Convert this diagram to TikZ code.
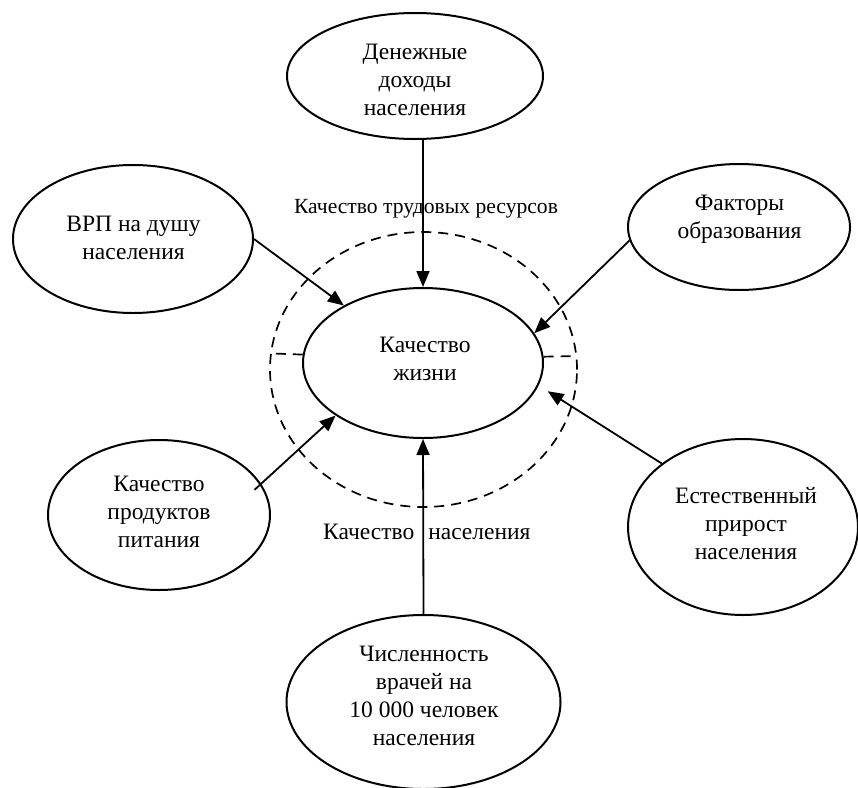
\documentclass[tikz,border=0pt]{standalone}
\usepackage{fontspec}
\setmainfont{Liberation Serif}
\usetikzlibrary{arrows.meta,shapes.geometric}
\begin{document}
\begin{tikzpicture}[x=1pt,y=-1pt,
  ell/.style={ellipse, draw, line width=2pt, inner sep=0pt},
  txt/.style={align=center, font=\fontsize{23.5pt}{28pt}\selectfont, inner sep=0pt},
  lbl/.style={inner sep=0pt},
  arr/.style={line width=1.8pt, -{Triangle[length=16pt,width=13pt]}},
  dline/.style={line width=1.7pt, dash pattern=on 10pt off 7pt}]
\useasboundingbox (0,0) rectangle (858,787);
% dashed ring
\node[ellipse, draw, dline, inner sep=0pt, minimum width=307pt, minimum height=275pt] (ring) at (423.5,369.5) {};
% ellipses
\node[ell, minimum width=256pt, minimum height=126pt] (t) at (415,76) {};
\node[ell, minimum width=240pt, minimum height=148pt] (a) at (133,239) {};
\node[ell, minimum width=222pt, minimum height=126pt] (f) at (739,227) {};
\node[ell, minimum width=240pt, minimum height=150pt] (c) at (423,363) {};
\node[ell, minimum width=222pt, minimum height=150pt] (p) at (159,515) {};
\node[ell, minimum width=230pt, minimum height=176pt] (e) at (743,527) {};
\node[ell, minimum width=274pt, minimum height=174pt] (b) at (423.5,702) {};
% texts
\node[txt] (tt) at (415,80) {Денежные\\доходы\\населения};
\node[txt] (at) at (133.5,237.5) {ВРП на душу\\населения};
\node[txt] (ft) at (739.5,219) {Факторы\\образования};
\node[txt] (ct) at (425,359) {Качество\\жизни};
\node[txt] (pt) at (159,512) {Качество\\продуктов\\питания};
\node[txt] (et) at (746,523.5) {Естественный\\прирост\\населения};
\node[txt] (bt) at (424,696) {Численность\\врачей на\\10 000 человек\\населения};
% labels
\node[lbl, font=\fontsize{21.6pt}{26pt}\selectfont, anchor=base] (l1) at (426,213) {Качество трудовых ресурсов};
\node[lbl, font=\fontsize{23.5pt}{28pt}\selectfont, anchor=base west] (l2) at (323,539) {Качество\hspace{14pt}населения};
% dashed dividers
\draw[dline] (c.176.65) -- (ring.174.95);
\draw[dline] (c.3.35) -- (ring.5.05);
% arrows
\draw[arr] (t.south -| c.north) -- (c.north);
\draw[arr] (a.east) -- (c.144.4);
\draw[arr] (f.187) -- (c.15.5);
\draw[arr, shorten <=-9pt] (p.17.5) -- (c.211.1);
\draw[arr, shorten >=10.7pt] (e.142.6) -- (c.-11.55);
\draw[arr] (b.north) -- (c.south);
\end{tikzpicture}
\end{document}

————

Repeat verbatim all the material, but not the pictures.

Convert this diagram to TikZ code.
\documentclass[tikz,border=0pt]{standalone}
\usepackage{fontspec}
\setmainfont{Liberation Serif}
\usetikzlibrary{arrows.meta,shapes.geometric}
\begin{document}
\begin{tikzpicture}[x=1pt,y=-1pt,
  ell/.style={ellipse, draw, line width=2pt, inner sep=0pt},
  txt/.style={align=center, font=\fontsize{23.5pt}{28pt}\selectfont, inner sep=0pt},
  lbl/.style={inner sep=0pt},
  arr/.style={line width=1.8pt, -{Triangle[length=16pt,width=13pt]}},
  dline/.style={line width=1.7pt, dash pattern=on 10pt off 7pt}]
\useasboundingbox (0,0) rectangle (858,787);
% dashed ring
\node[ellipse, draw, dline, inner sep=0pt, minimum width=307pt, minimum height=275pt] (ring) at (423.5,369.5) {};
% ellipses
\node[ell, minimum width=256pt, minimum height=126pt] (t) at (415,76) {};
\node[ell, minimum width=240pt, minimum height=148pt] (a) at (133,239) {};
\node[ell, minimum width=222pt, minimum height=126pt] (f) at (739,227) {};
\node[ell, minimum width=240pt, minimum height=150pt] (c) at (423,363) {};
\node[ell, minimum width=222pt, minimum height=150pt] (p) at (159,515) {};
\node[ell, minimum width=230pt, minimum height=176pt] (e) at (743,527) {};
\node[ell, minimum width=274pt, minimum height=174pt] (b) at (423.5,702) {};
% texts
\node[txt] (tt) at (415,80) {Денежные\\доходы\\населения};
\node[txt] (at) at (133.5,237.5) {ВРП на душу\\населения};
\node[txt] (ft) at (739.5,219) {Факторы\\образования};
\node[txt] (ct) at (425,359) {Качество\\жизни};
\node[txt] (pt) at (159,512) {Качество\\продуктов\\питания};
\node[txt] (et) at (746,523.5) {Естественный\\прирост\\населения};
\node[txt] (bt) at (424,696) {Численность\\врачей на\\10 000 человек\\населения};
% labels
\node[lbl, font=\fontsize{21.6pt}{26pt}\selectfont, anchor=base] (l1) at (426,213) {Качество трудовых ресурсов};
\node[lbl, font=\fontsize{23.5pt}{28pt}\selectfont, anchor=base west] (l2) at (323,539) {Качество\hspace{14pt}населения};
% dashed dividers
\draw[dline] (c.176.65) -- (ring.174.95);
\draw[dline] (c.3.35) -- (ring.5.05);
% arrows
\draw[arr] (t.south -| c.north) -- (c.north);
\draw[arr] (a.east) -- (c.144.4);
\draw[arr] (f.187) -- (c.15.5);
\draw[arr, shorten <=-9pt] (p.17.5) -- (c.211.1);
\draw[arr, shorten >=10.7pt] (e.142.6) -- (c.-11.55);
\draw[arr] (b.north) -- (c.south);
\end{tikzpicture}
\end{document}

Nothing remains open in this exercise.